Es sind nur 15 Sportler und Sportlerinnen aus Russland und 16 aus Belarus. Mehr werden nicht zu den Olympischen Sommerspielen in Paris reisen. Sie treten als neutrale Athleten und Athletinnen an – keine Hymne, keine Flagge, keine nationalen Symbole überhaupt – und das IOC hat die Zugelassenen laut eigener Aussage überprüft. Sie dürfen keine Verbindung zur Armee und den Sicherheitsorganen haben und nicht aktiv ihre Unterstützung für den Krieg in der Ukraine gezeigt haben. Zur Prüfung der Zulassungsbedingungen hat das IOC eine Kommission mit drei Mitgliedern eingerichtet. Diese hat auch noch 28 weitere Sportler und Sportlerinnen für neutral erklärt, die aber aus verschiedenen Gründen auf eine Teilnahme verzichten.
Liest sich wie eine ausgewogene Lösung, denn wieso sollte man diejenigen bestrafen, die sich von ihrer kriegerischen Regierung distanzieren oder gar nicht in dem Land leben? Tennisspieler Daniil Medvedev beispielsweise. Seit 2017 lebt er in Monte-Carlo, den Krieg verurteilte er zigmal. Ein Kompromiss also, der ausgewogener und differenzierter daherkommt, als der ursprünglich angedachte Totalausschluss?
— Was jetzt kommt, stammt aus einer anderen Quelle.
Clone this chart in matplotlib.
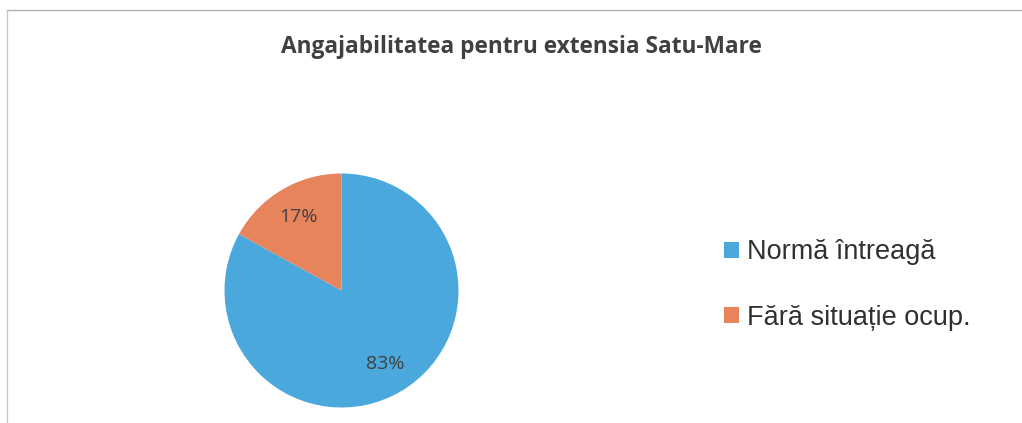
import matplotlib.pyplot as plt

labels = ['Normă întreagă', 'Fără situație ocup.']
values = [83, 17]
colors = ['#4BA8DD', '#E8845C']
title = 'Angajabilitatea pentru extensia Satu-Mare'

W, H = 1022, 423
fig = plt.figure(figsize=(W / 100, H / 100), dpi=100)

# thin scanned frame (top + left)
fig.add_artist(plt.Line2D([7 / W, 1], [1 - 10 / H, 1 - 10 / H], color='#b0b0b0', lw=1))
fig.add_artist(plt.Line2D([7 / W, 7 / W], [0, 1 - 10 / H], color='#c8c8c8', lw=1))

fig.text(521 / W, 1 - 47 / H, title, ha='center', va='center',
         fontsize=16.3, fontweight='bold', color='#404040', family='Open Sans')

cx, cy, r = 341.5, H - 290.5, 117
ax = fig.add_axes([(cx - r) / W, (cy - r) / H, 2 * r / W, 2 * r / H])
wedges, texts, autotexts = ax.pie(values, colors=colors, startangle=90, counterclock=False,
                                  autopct='%1.0f%%', pctdistance=0.73, radius=1,
                                  wedgeprops=dict(linewidth=0),
                                  textprops=dict(fontsize=14, color='#404040', family='Open Sans'))
ax.set_xlim(-1, 1)
ax.set_ylim(-1, 1)
ax.set_aspect('equal')
ax.axis('off')

fig.legend(wedges, labels, loc='center left', bbox_to_anchor=(700 / W, 1 - 285 / H),
           frameon=False, prop=dict(family='Liberation Sans', size=19.5),
           handlelength=0.55, handleheight=0.55, handletextpad=0.3, labelspacing=1.45,
           labelcolor='#303030')

fig.savefig('out.png', dpi=100, facecolor='white')
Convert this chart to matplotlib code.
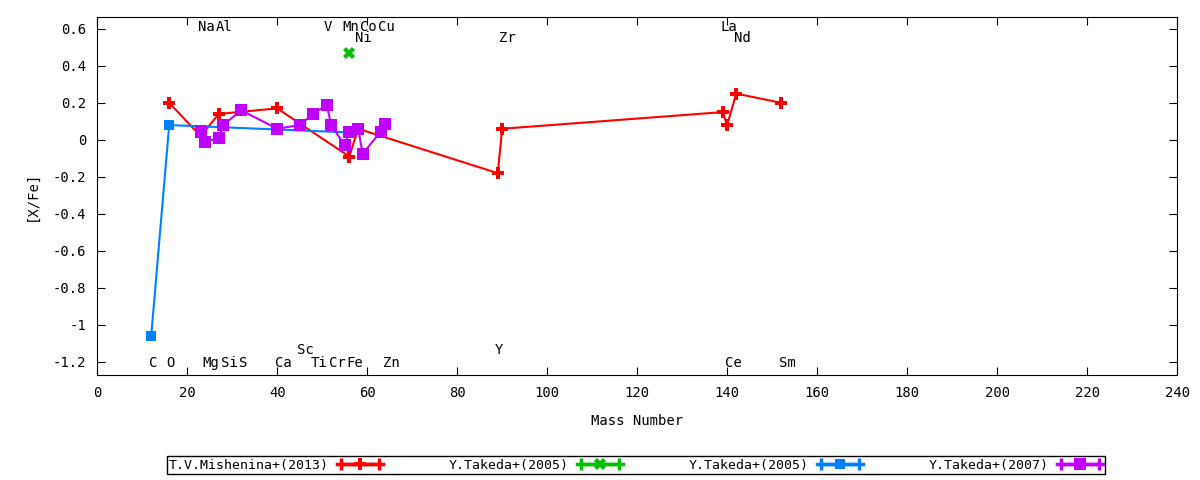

Oder eben eine Hintertür. Denn Russland ist ein autoritäres Land. Bis zu 90 Prozent der russischen Sportkader hatte man in Staatsorganisationen angestellt oder eingegliedert. Die Mehrheit davon bei Militär und Polizei. Russland wurde des Staatsdopings überführt. Die Frage, inwiefern dieses System überhaupt Regimegegner zulässt, kommt unweigerlich auf – und ob es sowas wie Neutralität in diesem Umfeld überhaupt geben kann?
Zehn Sportler verstoßen gegen die Bedigungen
Die Zweifel daran sind vergangene Woche nochmal gewachsen, denn die NGO „Global Rights Compliance“ veröffentlichte eine Untersuchung, die zeigt, dass zehn der in Paris als angeblich neutral antretenden Sportler gegen die vom IOC festgelegten Teilnahmebedingungen verstoßen. Unter anderem wird die russische Radsportlerin Alena Iwantschenko genannt, die dem Bericht zufolge eine Reihe von kriegsbefürwortenden Beiträgen in den Sozialen Medien „geliked“ hat, darunter Beiträge, die das Existenzrecht der Ukraine infragestellen. Was für eine Unerträglichkeit muss es für eine ukrainische Sportlerin sein, gegen eine dieser kriegsunterstützenden Athleten anzutreten?